On the upside, this place would be perfect for catching up with a mum friend. You could bring your kids and chatter away without interruption while the kids do their activities!
Another thing to consider is the food situation. The website says that you can’t bring your own food, but this wasn’t policed. There were many people blatantly picnicking, and in the end I envied them. The only food outlets were a coffee shop, a crepe trolley, a “diner” and a GBK fast food counter.
We didn’t go to the diner because the seating inside looked odd. Children were sitting down at little bars and there seemed to be no place for the adults to sit. I wanted to sit down and enjoy lunch with my son, so we chose GBK, which had more tables (but not enough, I should note).
Unfortunately, the GBK burger was one of the worst I’ve ever had! It featured 2 dry overcooked patties, presented wrapped in paper with no plate or basket – only a tray – to put it on. And it was very expensive. I paid £21 for two burgers (one child-sized), one fries and two drinks.
I would urge Kidzania to assess their food outlet options and also to “legalise” picnicking.
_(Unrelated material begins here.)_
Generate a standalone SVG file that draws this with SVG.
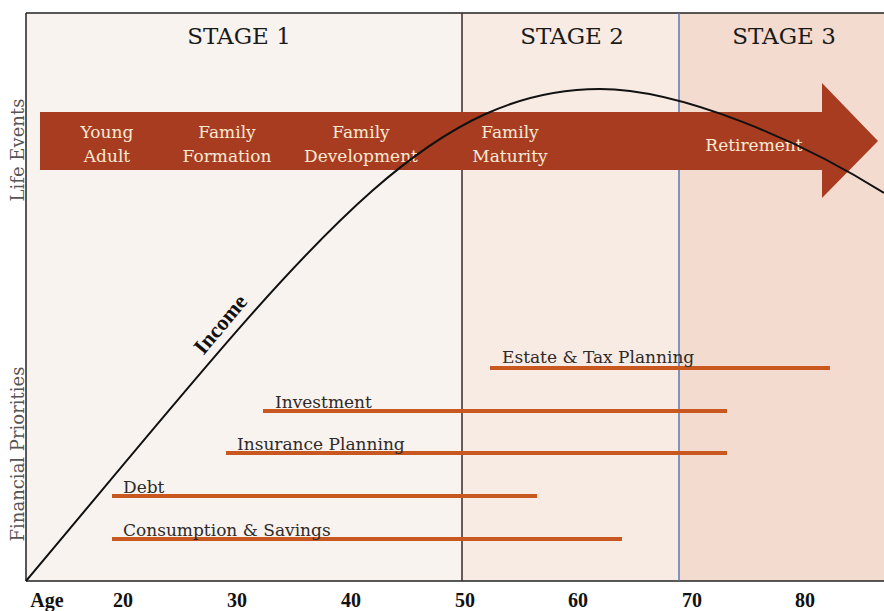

If you are planning to visit, perhaps you’d like to avoid visiting at a time when you would need lunch – I certainly can’t tell you to break the anti-picnic rules.
I think Kidzania is definitely worth a visit if you are looking for a unique, immersive and educational attraction for your kids. It’s great for ages 4 and up – and even better for ages 7+ because the kids can go round and let their parents relax.
The Kidzo money that they earn is also good anytime. So if you don’t earn enough on your first visit to buy anything at the Kidzo store, you can save it up and use it next time.
Disclosure: I received 2 admission tickets in return for this review, but I retain editorial honesty.